Grid Variable Data into Snowflake Table

Hi,

 

I have been trying to load data from grid variable into Snowflake (Not Create/Replace but append rows to pre-existing snowflake table).

 

Below is the birds-eye view of what I am trying to achieve.

 

  • Load unstructured data from s3 bucket into Grid Variable using Python Component.

Why: I had .log file and couldnt find any other way than using Python Script to split data in columns, and then storing in grid variable

Status: Achieved

 

Code:

import boto3

import re

 

s3 = boto3.client('s3')

obj = s3.get_object(Bucket='mat-stage-dev', Key='data_science/Tabpy/Tabpy_logs/tabpy_log.log') 

 

result = []

i = 1

 

for line1 in obj['Body'].readlines():

  

  line = line1.decode('utf-8')

   

  matching_level = re.search('\[(.*?)\]',line)

  matching_file = re.search('\((.*)\.py\:(.*)\:(\d{3}|\d{2}|\d{4})\):',line)

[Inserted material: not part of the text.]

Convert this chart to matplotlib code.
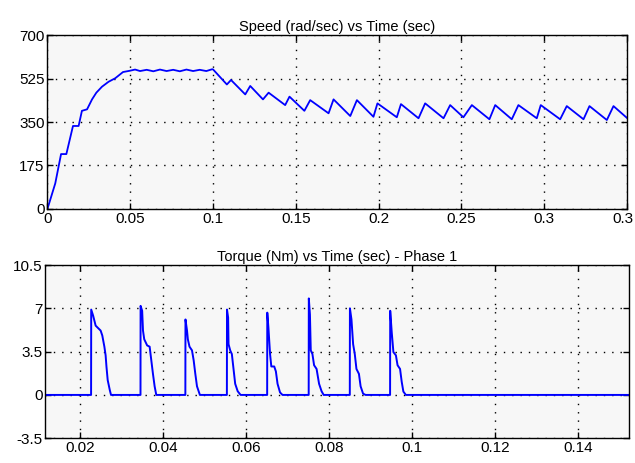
import matplotlib
matplotlib.use('Agg')
import matplotlib.pyplot as plt
import matplotlib.transforms as mtransforms

# speed of the rotor, rad/sec
speed_t = [0.0, 0.0008, 0.0048, 0.0083, 0.0115, 0.0155, 0.0189, 0.0209, 0.0240,
           0.0270, 0.0296, 0.0330, 0.0370, 0.0410, 0.0457, 0.0497,
           0.0530, 0.0560, 0.0600, 0.0640, 0.0680, 0.0720, 0.0760, 0.0800,
           0.0840, 0.0880, 0.0920, 0.0960, 0.0994,
           0.1000, 0.1084, 0.1109, 0.1195, 0.1225, 0.1302, 0.1336, 0.1436,
           0.1462, 0.1552, 0.1587, 0.1698, 0.1728, 0.1829, 0.1869, 0.1969,
           0.1993, 0.2110, 0.2135, 0.2241, 0.2281, 0.2392, 0.2432, 0.2512,
           0.2563, 0.2669, 0.2704, 0.2804, 0.2844, 0.2955, 0.2979, 0.3096,
           0.3136, 0.3237, 0.3273, 0.3378, 0.3418, 0.3500]
speed_w = [0, 16, 103, 221, 221, 334, 334, 395, 401,
           441, 468, 492, 512, 526, 551, 556,
           561, 555, 560, 554, 561, 555, 560, 554,
           561, 555, 560, 555, 562,
           562, 501, 519, 461, 495, 441, 468, 418,
           452, 395, 438, 385, 441, 374, 438, 371,
           425, 369, 422, 365, 425, 365, 418, 369,
           418, 361, 418, 361, 418, 365, 418, 361,
           414, 361, 414, 358, 414, 366]

# phase 1 torque, Nm
torque_t = [0.0117, 0.0227, 0.02273, 0.0232, 0.0238, 0.0250, 0.0254, 0.0259,
            0.0262, 0.0264, 0.0267, 0.0272, 0.0275,
            0.0346, 0.03462, 0.0350, 0.0352, 0.0355, 0.0362, 0.0368, 0.0372,
            0.0376, 0.0380, 0.0384,
            0.0454, 0.04543, 0.0458, 0.0460, 0.0464, 0.0470, 0.0474, 0.0478,
            0.0482, 0.0489,
            0.0554, 0.05543, 0.0557, 0.0558, 0.0562, 0.0566, 0.0570, 0.0574,
            0.0580, 0.0587,
            0.0651, 0.06513, 0.0654, 0.0658, 0.0661, 0.0668, 0.0672, 0.0676,
            0.0682, 0.0688,
            0.0751, 0.07513, 0.0754, 0.0756, 0.0760, 0.0764, 0.0770, 0.0776,
            0.0782, 0.0787,
            0.0850, 0.08503, 0.0854, 0.0858, 0.0862, 0.0866, 0.0872, 0.0876,
            0.0882, 0.0888,
            0.0947, 0.09473, 0.0951, 0.0955, 0.0961, 0.0965, 0.0971, 0.0975,
            0.0979, 0.0985, 0.1523]
torque_v = [0, 0, 6.9, 6.4, 5.6, 5.2, 4.8, 3.9,
            3.2, 2.3, 1.2, 0.4, 0,
            0, 7.2, 6.8, 5.2, 4.5, 4.0, 3.9, 2.8,
            1.7, 0.7, 0,
            0, 6.1, 5.2, 4.5, 3.9, 3.6, 2.8, 1.7,
            0.7, 0,
            0, 6.9, 6.25, 4.1, 3.6, 3.3, 2.1, 0.9,
            0.3, 0,
            0, 6.65, 5.45, 3.3, 2.3, 2.3, 1.9, 0.9,
            0.2, 0,
            0, 7.8, 6.5, 3.6, 3.3, 2.4, 2.1, 0.9,
            0.3, 0,
            0, 7.0, 6.1, 4.1, 3.3, 2.1, 1.7, 0.7,
            0.1, 0,
            0, 6.8, 5.05, 3.46, 3.2, 2.4, 2.1, 1.06,
            0.27, 0, 0]

speed_xticks = [0, 0.05, 0.1, 0.15, 0.2, 0.25, 0.3, 0.35]
speed_xlabels = ['0', '0.05', '0.1', '0.15', '0.2', '0.25', '0.3', '0.3']
speed_yticks = [0, 175, 350, 525, 700]
torque_xticks = [0.02, 0.04, 0.06, 0.08, 0.1, 0.12, 0.14]
torque_xlabels = ['0.02', '0.04', '0.06', '0.08', '0.1', '0.12', '0.14']
torque_yticks = [-3.5, 0, 3.5, 7, 10.5]
torque_ylabels = ['-3.5', '0', '3.5', '7', '10.5']

plt.rcParams['font.family'] = ['Liberation Sans', 'DejaVu Sans']
plt.rcParams['font.size'] = 10.5

fig = plt.figure(figsize=(6.35, 4.63), dpi=100)
fig.patch.set_facecolor('white')
ax1 = fig.add_axes([0.0745, 0.5486, 0.9130, 0.3758])
ax2 = fig.add_axes([0.0715, 0.0535, 0.9195, 0.3741])


def style(ax):
    ax.set_facecolor('#f7f7f7')
    ax.grid(True, color='black', linestyle=(0, (1, 5)), linewidth=1.0)
    ax.tick_params(direction='in', length=4, width=1, top=True, right=True,
                   pad=2, labelsize=11)
    for sp in ax.spines.values():
        sp.set_linewidth(1.0)


ax1.plot(speed_t, speed_w, color='#0000ff', linewidth=1.3)
ax1.set_xlim(0, 0.35)
ax1.set_ylim(0, 700)
ax1.set_xticks(speed_xticks)
ax1.set_xticklabels(speed_xlabels)
ax1.set_yticks(speed_yticks)
ax1.set_title('Speed (rad/sec) vs Time (sec)', fontsize=10.5, pad=3)
style(ax1)

# last label sits on the figure edge, nudge it inside
last = ax1.get_xticklabels()[-1]
last.set_transform(last.get_transform() +
                   mtransforms.ScaledTranslation(-3 / 72, 0, fig.dpi_scale_trans))

ax2.plot(torque_t, torque_v, color='#0000ff', linewidth=1.4)
ax2.set_xlim(0.0117, 0.1523)
ax2.set_ylim(-3.5, 10.5)
ax2.set_xticks(torque_xticks)
ax2.set_xticklabels(torque_xlabels)
ax2.set_yticks(torque_yticks)
ax2.set_yticklabels(torque_ylabels)
ax2.set_title('Torque (Nm) vs Time (sec) - Phase 1', fontsize=10.5, pad=3)
style(ax2)

fig.savefig('out.png', dpi=100)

  matching_message = re.split(r'\((.*)\.py\:(.*)\:(\d{3}|\d{2}|\d{4})\):', line)[-1]

  

  if None in (matching_level,matching_file,matching_message):

     pass   

  else:

     

     result.append([["date",line[0:10]],[ "time",line[11:19]],["levelname",matching_level.group()],["file",matching_file.group()],["message",matching_message]])

 

print(result)     

#Grid Variables are accessible via the context:

 

# Updating a grid variable:

context.updateGridVariable('log_table', result)

 

 

 

  • From Grid Variable load/append in Pre-exisitng Snowflake table

Status: Unable to find the right component to do that. I tried table output in transformation job but I dont know how to map it/ make it work.

 

 

 

 

 

Your approach looks quite complicated to me. And I think this "ETL" approach for processing data on the Matillion server is not the easiest with Matillion and Snowflake. You might also quickly run into performance issues if your log files are larger.

 

I'd go for a true ELT solution: Use Matillion to load the log file directly to Snowflake. Hint: The file can be loaded as CSV file with just one column. Splitting the data to columns and further String transformation can then happen in pure Snowflake SQL and there is no need to transfer the data back and forth.